HOUSTON — After being cautious amidst the turmoil of the economy, First Investors Financial Services' chairman and chief executive officer told SubPrime Auto Finance News on Monday that his company is growing again, including expanding both originations and dealer base.

While he couldn't give specifics about the planned growth, he said it will be done in a methodical fashion.

One of the primary reasons behind the company expanding is that the management team believes the unemployment rate, which is a key driver of loan performance, topped out in the fourth quarter of last year. Tommy Moore, CEO and chairman, said this figure might rise slightly this year, but that the worst appears to be behind.

He went on to say that a lot of the market uncertainty was also due to questions about what would happen to General Motors and Chrysler, in addition to their dealers as the companies worked their way toward bankruptcy last year.

"Going into the fourth quarter of 2009, that uncertainty had a lot of clarity brought to it as well. The dealer risk and collateral risk had all leveled off," the CEO explained to SubPrime Auto Finance News.

"We started making policy changes to increase originations. Also during 2009, we've almost doubled our dealer base and are still actively adding dealers," he continued.

The company has an indirect lending presence in 28 states and a direct-to-consumer lending presence in 42 states.

For dealers looking to establish a relationship with the subprime lender, Moore said the company works primarily with franchise dealers. The team looks for dealers who fit into the company's geographic footprint, in addition to reviewing Better Business Bureau ratings and customer satisfaction levels.

"They must have a dedicated subprime finance department and subprime must be a core business of theirs. This can be something the dealer just set up, but structuring a subprime deal and working with the lender and customer for this is a different ball game than what the F&I department is used to dealing with," Moore indicated.

Looking ahead to the coming year, Moore said he sees good things for the market, particularly in the securitization arena.
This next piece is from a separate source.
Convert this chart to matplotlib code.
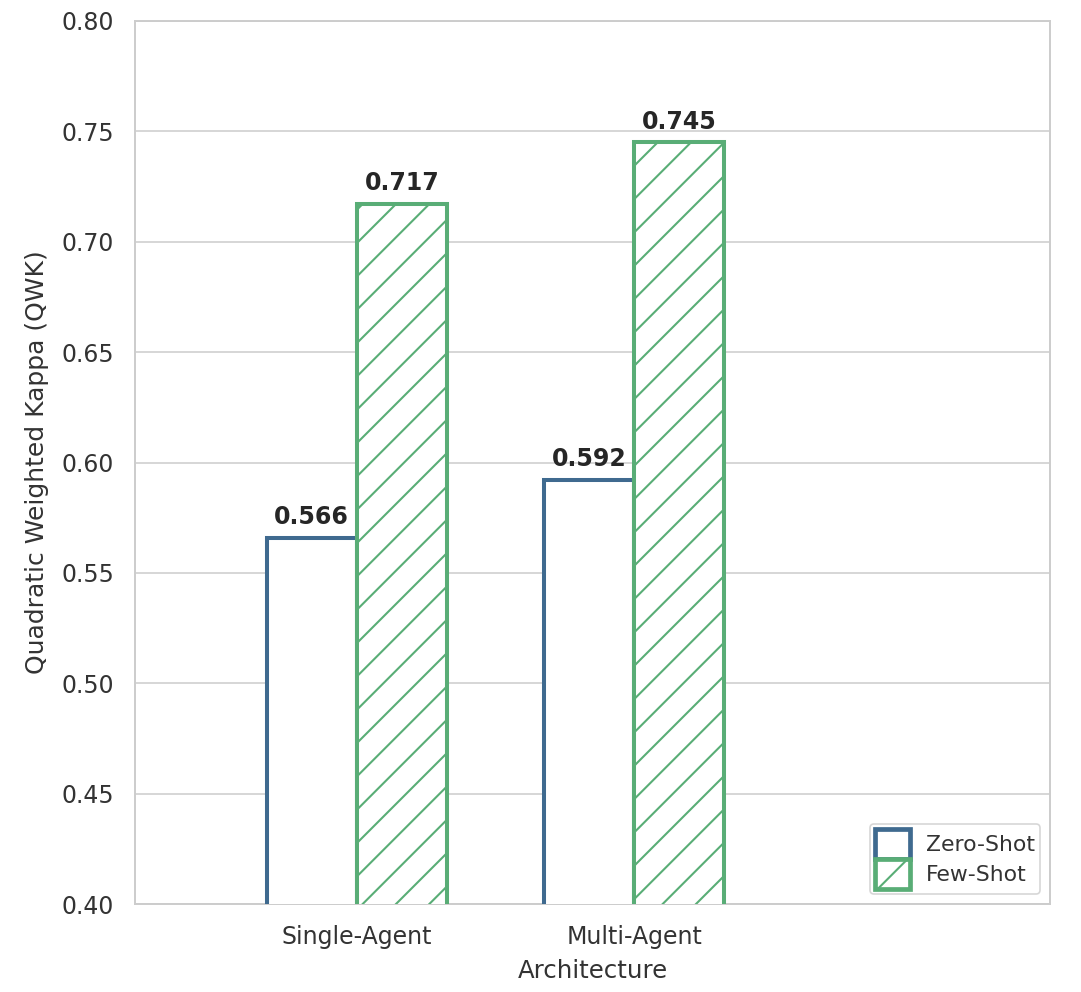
import matplotlib
matplotlib.use("Agg")
import matplotlib.pyplot as plt
from matplotlib.patches import Patch
import numpy as np

# Data
architectures = ["Single-Agent", "Multi-Agent"]
zero_shot = [0.566, 0.592]
few_shot = [0.717, 0.745]
series_names = ["Zero-Shot", "Few-Shot"]
y_ticks = [0.40, 0.45, 0.50, 0.55, 0.60, 0.65, 0.70, 0.75, 0.80]

zero_color = "#3f6a8f"
few_color = "#59ad76"
text_color = "#262626"
light = "#cccccc"

plt.rcParams["font.family"] = ["DejaVu Sans"]
plt.rcParams["hatch.linewidth"] = 0.75

fig = plt.figure(figsize=(10.81 / 2, 9.92 / 2), dpi=200)
ax = fig.add_axes([135 / 1081, 88 / 992, (1050 - 135) / 1081, (904 - 21) / 992])

x = np.arange(len(architectures))
w = 0.325
lw = 1.45

bars0 = ax.bar(x - w / 2, zero_shot, width=w, bottom=0, facecolor="white",
               edgecolor=zero_color, linewidth=lw, zorder=3, label=series_names[0])
bars1 = ax.bar(x + w / 2, few_shot, width=w, bottom=0, facecolor="white",
               edgecolor=few_color, linewidth=lw, hatch="//", zorder=3,
               label=series_names[1])

for bars, vals in ((bars0, zero_shot), (bars1, few_shot)):
    for b, v in zip(bars, vals):
        ax.annotate(f"{v:.3f}", (b.get_x() + b.get_width() / 2, v),
                    xytext=(0, 3.2), textcoords="offset points",
                    ha="center", va="bottom", fontsize=8.5,
                    fontweight="bold", color=text_color, zorder=4)

ax.set_ylim(0.40, 0.80)
ax.set_xlim(-0.8, 2.5)
ax.set_yticks(y_ticks)
ax.set_yticklabels([f"{t:.2f}" for t in y_ticks])
ax.set_xticks(x)
ax.set_xticklabels(architectures)

ax.tick_params(axis="both", length=0, labelsize=8.5, labelcolor="#333333", pad=7.5)
ax.set_xlabel("Architecture", fontsize=8.8, color="#333333", labelpad=3.5)
ax.set_ylabel("Quadratic Weighted Kappa (QWK)", fontsize=9.0, color="#333333", labelpad=4.5)

ax.grid(axis="y", color=light, linewidth=0.55, zorder=0)
ax.grid(axis="x", visible=False)
ax.set_axisbelow(True)
for s in ax.spines.values():
    s.set_color(light)
    s.set_linewidth(0.7)

handles = [
    Patch(facecolor="white", edgecolor=zero_color, linewidth=1.7, label=series_names[0]),
    Patch(facecolor="white", edgecolor=few_color, linewidth=1.7, hatch="//", label=series_names[1]),
]
leg = ax.legend(handles=handles, loc="lower right", fontsize=7.9,
                handlelength=1.6, handleheight=1.7, labelspacing=0.0,
                handletextpad=0.7, borderpad=0.25, frameon=True,
                borderaxespad=0.45)
leg.get_frame().set_edgecolor(light)
leg.get_frame().set_linewidth(0.6)
for t in leg.get_texts():
    t.set_color("#333333")

fig.savefig("out.png", dpi=200, facecolor="white")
"Investors that have historically bought securitized auto pools will look back and say that this asset class is a very, very safe asset class. Look at all the subprime ABS securitizations done during the height of the credit bubble. Only three downgrades and all of those were through Chrysler. The securitizations have worked and worked very well under the most adverse conditions you could imagine — two out of three domestics going bankrupt, high unemployment, consumers coming off of a spending binge and they've held up incredibly well," Moore explained.
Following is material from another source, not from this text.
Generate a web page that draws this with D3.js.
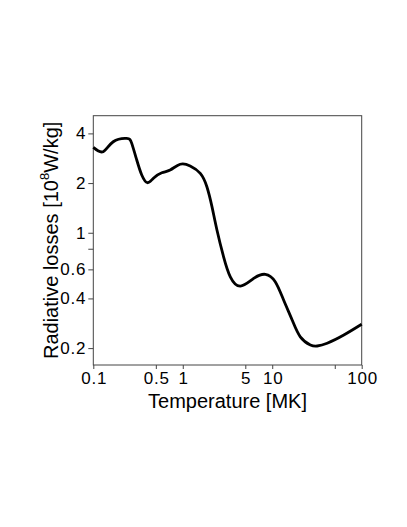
<!DOCTYPE html>
<html>
<head>
<meta charset="utf-8">
<script src="https://cdn.jsdelivr.net/npm/d3@7"></script>
<style>
  html, body { margin: 0; padding: 0; background: #fff; }
  svg { display: block; font-family: "Liberation Sans", Arial, Helvetica, sans-serif; }
</style>
</head>
<body>
<div id="chart"></div>
<script>
// temperature in MK, radiative losses in 1e8 W/kg
var temperature = [0.1, 0.129, 0.167, 0.236, 0.269, 0.306, 0.348, 0.403, 0.47, 0.583, 0.723, 0.935,
  1.21, 1.57, 1.86, 2.12, 2.41, 2.86, 3.4, 4.4, 6.2, 8.38, 10.8, 13.4, 16.7, 20.6, 26.7, 31.8, 41.1, 63.1, 100];
var losses = [3.29, 3.10, 3.56, 3.73, 3.48, 2.76, 2.24, 2.01, 2.14, 2.31, 2.40, 2.60,
  2.54, 2.29, 1.90, 1.44, 1.04, 0.715, 0.541, 0.475, 0.529, 0.560, 0.505, 0.391, 0.296, 0.234, 0.209, 0.206, 0.214, 0.240, 0.279];

var xTicks = [0.1, 0.5, 1, 5, 10, 50, 100];
var xTickLabels = ["0.1", "0.5", "1", "5", "10", "", "100"];
var yTicks = [0.2, 0.4, 0.6, 0.8, 1, 2, 4];
var yTickLabels = ["0.2", "0.4", "0.6", "", "1", "2", "4"];

var W = 407, H = 527;
var margin = {left: 93.3, top: 115.7, right: 45.3, bottom: 162};
var w = W - margin.left - margin.right,
    h = H - margin.top - margin.bottom;

var svg = d3.select("#chart").append("svg")
  .attr("width", W).attr("height", H);
svg.append("rect").attr("width", W).attr("height", H).attr("fill", "#fff");

var g = svg.append("g").attr("transform", "translate(" + margin.left + "," + margin.top + ")");

var x = d3.scaleLog().domain([0.1, 100]).range([0, w]);
var y = d3.scaleLog().domain([0.158, 5.12]).range([h, 0]);

var xAxis = d3.axisBottom(x).tickValues(xTicks)
  .tickFormat(function(d, i) { return xTickLabels[i]; })
  .tickSize(4).tickPadding(3);
var yAxis = d3.axisLeft(y).tickValues(yTicks)
  .tickFormat(function(d, i) { return yTickLabels[i]; })
  .tickSize(5).tickPadding(2);

var gx = g.append("g").attr("transform", "translate(0," + h + ")").call(xAxis);
var gy = g.append("g").call(yAxis);

[gx, gy].forEach(function(a) {
  a.select(".domain").remove();
  a.selectAll(".tick line").attr("stroke", "#444").attr("stroke-width", 1);
  a.selectAll(".tick text")
    .attr("fill", "#000")
    .style("font-size", "17px")
    .style("letter-spacing", "0.8px");
});
gx.selectAll(".tick text").attr("dy", "0.71em").attr("dx", "0.4px");

// frame
g.append("rect")
  .attr("width", w).attr("height", h)
  .attr("fill", "none")
  .attr("stroke", "#444")
  .attr("stroke-width", 1);

var line = d3.line()
  .x(function(d, i) { return x(temperature[i]); })
  .y(function(d) { return y(d); })
  .curve(d3.curveNatural);

g.append("path")
  .datum(losses)
  .attr("d", line)
  .attr("fill", "none")
  .attr("stroke", "#000")
  .attr("stroke-width", 2.8)
  .attr("stroke-linejoin", "round");

// axis titles
svg.append("text")
  .attr("x", margin.left + w / 2)
  .attr("y", 407.7)
  .attr("text-anchor", "middle")
  .style("font-size", "20px")
  .text("Temperature [MK]");

var yt = svg.append("text")
  .attr("transform", "translate(57.5," + (margin.top + h / 2) + ") rotate(-90)")
  .attr("text-anchor", "middle")
  .style("font-size", "20px");
yt.append("tspan").text("Radiative losses [10");
yt.append("tspan").attr("dy", -9).style("font-size", "13px").text("8");
yt.append("tspan").attr("dy", 9).text("W/kg]");
</script>
</body>
</html>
Basically, he said subprime auto ABS has less volatility than non-prime and prime.

"The auto securitization market will return. Will it go back to where it was? I don't think so. … But more and more investors are coming back to the marketplace," he said.

"We are more optimistic than pessimistic about the securitization market," Moore added.

Founded in 1988 and being incorporated and offering its first loan in 1989, he pointed out that First Investors celebrated its 20th anniversary last year. This means the company has been through a lot of downturns. In fact, one of the reasons Moore started the company back in the late 1980s was the extremely tight lending environment.

"Back then, Texas just came out of a deep recession. A lot of banks went down and were sold and taken over. No one was lending any money. I saw an opportunity to lend. There wasn't even the term ‘subprime' for loans back then. I understood that bad things happen to good people and saw the economy fall away. A lot of good people were unable to get any access to credit. Here we are 20 years later," Moore said.

So how has the company survived over the years while many other subprime lenders went out of business?

"We've just been very methodical in our growth. We don't grow for growth sake. We're very disciplined in our underwriting. We've never had a credit problem in 20 years and risk management is at the core of our business. Our delinquency and charge-offs are second to none. We lend during both good and bad times. We're very disciplined, and if things become irrational, we take a step back, which is what we did in the fourth quarter of 2006," Moore highlighted.

Retaining all of the company's customer data, the management team was able to review this information and determine that a housing problem was in the pipeline.

"We saw there was going to be a meltdown," he said. "We sidestepped the entire mortgage meltdown by being very proactive and disciplined. We saw our originations drop. We decided that we would rather have the pain of discipline than the pain of regret. And we're continuing to look very closely at what is going on with consumers," Moore pointed out.

Another factor that has helped the company is its various models. In addition to direct and indirect auto loans, the company also makes portfolio acquisitions and third-party loan servicing deals, the latter two of which it runs out of its Atlanta offices. So when originations may be pulled back, the portfolio acquisition and loan servicing side of the business is relatively strong, Moore noted, which can help to offset the reduction.

To be more specific, First Investors actually grew its staff by 30 to 40 percent last year to deal with portfolio acquisitions and servicing.

"We think it's a good time to be lending now," he told SubPrime Auto Finance News. "Our market has rationalized, taking a more rational approach to pricing of risk, and it is a really good time to be originating loans and lending in a down market. At least now we know we can put our hand out and find the bottom."